Pur avendo ricevuto ingenti somme da Pa, la LaMia non è riuscita a superare da un profondo rosso di bilancio. Contemporaneamente è uscita anche dai radar della stampa venezuelana, che fino a poco prima l’aveva esaltata come orgoglio nazionale. Nel 2015 Albacete decise di affittare i velivoli della LaMia ad un’azienda boliviana creata con lo stesso nome, il cui principale business era organizzare voli charter per squadre di calcio e nazionali sudamericane. Tra gli aerei affittai, vi era l’Avro RJ85 caduto nei pressi di Medellín, uccidendo 75 persone. La LaMia boliviana ha come soci lo stesso Albacete, il pilota Miguel Quiroga, che era ai comando dell’aereo al momento dell’incidente ed è perito nello schianto, e il direttore generale Gustavo Vargas. Vargas ha confermato alla stampa locale che l’aereo era di proprietà di Albacete e che pagava all’imprenditore venezuelano un affitto mensile. Tuttavia, in un’intervista concessa al giornale spagnolo El Confidencial, Albacete ha affermato che la responsabilità degli aerei era della società boliviana. “Non siamo soci né funzionari della LaMia boliviana, ma solo della LaMia venezuelana. Abbiamo lasciato lo stesso nome solo a causa delle immagini verniciate sulla fusoliera degli aerei”, ha affermato Albacete, sottolineando come Sam Pa avrebbe presto comprato l’aereo. Albacete si trova attualmente in Spagna, dove lavora come lobbysta della compagnia petrolifera angolana Sonangol. La stessa di Sam Pa.

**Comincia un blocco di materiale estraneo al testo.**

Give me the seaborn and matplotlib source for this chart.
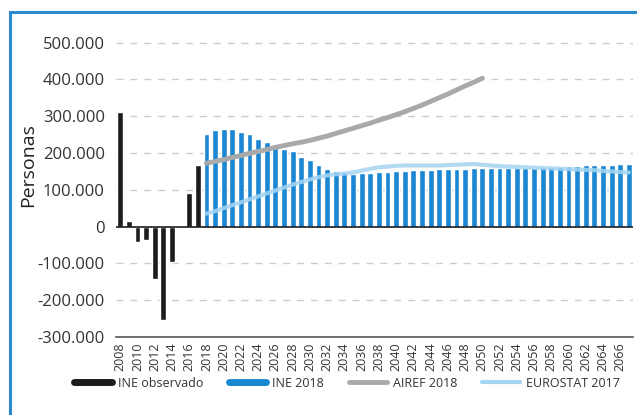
import numpy as np
import pandas as pd
import matplotlib
matplotlib.use("Agg")
import matplotlib.pyplot as plt
import seaborn as sns
from matplotlib.lines import Line2D
from matplotlib.patches import Rectangle
from matplotlib.ticker import FuncFormatter

# ---------------- data ----------------
years_obs = list(range(2008, 2018))
ine_observado = [312000, 14000, -43000, -36000, -142000, -254000, -95000, -4000, 91000, 168000]

years_proj = list(range(2018, 2068))
ine_2018 = [251000, 261000, 266000, 265000, 258000, 251000, 238000, 230000, 219000, 211000,
            204000, 190000, 180000, 168000, 157000, 150000, 147000, 143000, 145000, 146000,
            147000, 148000, 150000, 152000, 153000, 154000, 155000, 156000, 156000, 157000,
            157000, 158000, 158000, 159000, 159000, 159000, 160000, 160000, 160000, 161000,
            162000, 163000, 164000, 165000, 166000, 167000, 168000, 168000, 169000, 169000]

years_airef = list(range(2018, 2051))
airef_2018 = [172000, 177000, 182000, 188000, 193000, 199000, 204000, 209000, 215000, 220000,
              225000, 229000, 234000, 240000, 246000, 253000, 260000, 267000, 274000, 281000,
              289000, 296000, 304000, 312000, 321000, 330000, 340000, 350000, 360000, 371000,
              382000, 392000, 403000]

years_euro = list(range(2018, 2068))
eurostat_2017 = [35000, 42000, 50000, 58000, 66000, 74000, 82000, 90000, 98000, 106000,
                 114000, 121000, 128000, 134000, 139000, 142000, 144000, 147000, 152000, 157000,
                 161000, 163000, 165000, 166000, 166000, 166000, 166000, 166000, 167000, 168000,
                 169000, 170000, 168000, 166000, 164000, 163000, 162000, 161000, 160000, 159000,
                 158000, 157000, 156000, 155000, 154000, 153000, 151000, 150000, 148000, 147000]

xtick_years = list(range(2008, 2067, 2))
yticks = [-300000, -200000, -100000, 0, 100000, 200000, 300000, 400000, 500000]

series_names = ["INE observado", "INE 2018", "AIREF 2018", "EUROSTAT 2017"]
c_black = "#1c1c1c"
c_blue = "#1b87d2"
c_gray = "#a9a9a9"
c_light = "#a5d5f2"

# ---------------- figure ----------------
sns.set_theme(style="white")
plt.rcParams["font.family"] = ["Open Sans", "DejaVu Sans"]

fig = plt.figure(figsize=(6.37, 4.15), dpi=100)
ax = fig.add_axes([0.182, 0.188, 0.812, 0.745])

bars = pd.DataFrame({
    "year": years_obs + years_proj,
    "value": ine_observado + ine_2018,
    "series": ["INE observado"] * len(years_obs) + ["INE 2018"] * len(years_proj),
})
sns.barplot(data=bars, x="year", y="value", hue="series", native_scale=True,
            dodge=False, width=0.68, palette={"INE observado": c_black, "INE 2018": c_blue},
            saturation=1, legend=False, ax=ax, zorder=2)

airef = pd.DataFrame({"year": years_airef, "value": airef_2018})
euro = pd.DataFrame({"year": years_euro, "value": eurostat_2017})
sns.lineplot(data=airef, x="year", y="value", color=c_gray, lw=3.5, ax=ax, zorder=4)
sns.lineplot(data=euro, x="year", y="value", color=c_light, lw=3.0, ax=ax, zorder=4, alpha=0.85)

ax.set_xlim(2007.5, 2067.5)
ax.set_ylim(-300000, 540000)
for v in yticks:
    if v not in (0, -300000):
        ax.axhline(v, color="#cccccc", lw=1.0, ls=(0, (5, 5)), zorder=1)
ax.axhline(0, color="#1c1c1c", lw=1.2, zorder=3)

ax.set_yticks(yticks)
ax.yaxis.set_major_formatter(FuncFormatter(lambda v, p: f"{int(v):,}".replace(",", ".")))
ax.set_xticks(xtick_years)
ax.set_xticklabels([str(y) for y in xtick_years], rotation=90, fontsize=9, color="#333333")
ax.tick_params(axis="y", labelsize=12, colors="#333333", length=0, pad=8)
ax.tick_params(axis="x", length=0, pad=4)
ax.set_xlabel("")
ax.set_ylabel("Personas", fontsize=14, color="#222222")
ax.yaxis.set_label_coords(-0.152, 0.557)

for s in ["top", "right", "left"]:
    ax.spines[s].set_visible(False)
ax.spines["bottom"].set_color("#555555")
ax.spines["bottom"].set_linewidth(1.2)

handles = [
    Line2D([], [], color=c_black, lw=5),
    Line2D([], [], color=c_blue, lw=5),
    Line2D([], [], color=c_gray, lw=3.5),
    Line2D([], [], color=c_light, lw=3),
]
fig.legend(handles, series_names, loc="center", bbox_to_anchor=(0.545, 0.077), ncol=4,
           frameon=False, fontsize=9, handlelength=3.0, columnspacing=2.0,
           handletextpad=0.5, labelcolor="#333333")

fig.patches.append(Rectangle((10 / 637, -0.1), 1.2, 1 - 12 / 415 + 0.1,
                             transform=fig.transFigure, fill=False,
                             edgecolor="#2a8ad0", lw=2.2, zorder=0))

fig.savefig("out.png", dpi=100)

Gli inquirenti colombiani hanno recuperato le scatole nere del velivolo e le analisi potranno indicare le cause dell’incidente. Non si esclude che la scarsa manutenzione del mezzo abbia provocato il disastro. L’Avro RJ85 è stato prodotto dalla British Aerospace dal 1978 al 2002, quando è uscito di produzione. Un modello simile a quello precipitato è utilizzato dalla Royal Air Force per trasportare la Regina Elisabetta II nei suoi viaggi internazionali. Tuttavia, se nella versione originale il velivolo ha una disposizione per il trasporto di 70 posti, la LaMia avrebbe aumentato il numero dei sedili portandoli a 112. L'aereo precipitato era ll’unico mezzo della compagnia aerea che riusciva a volare, dato che gli altri tre velivoli di sua proprietà sono bloccati a terra da mesi ufficialmente per manutenzione.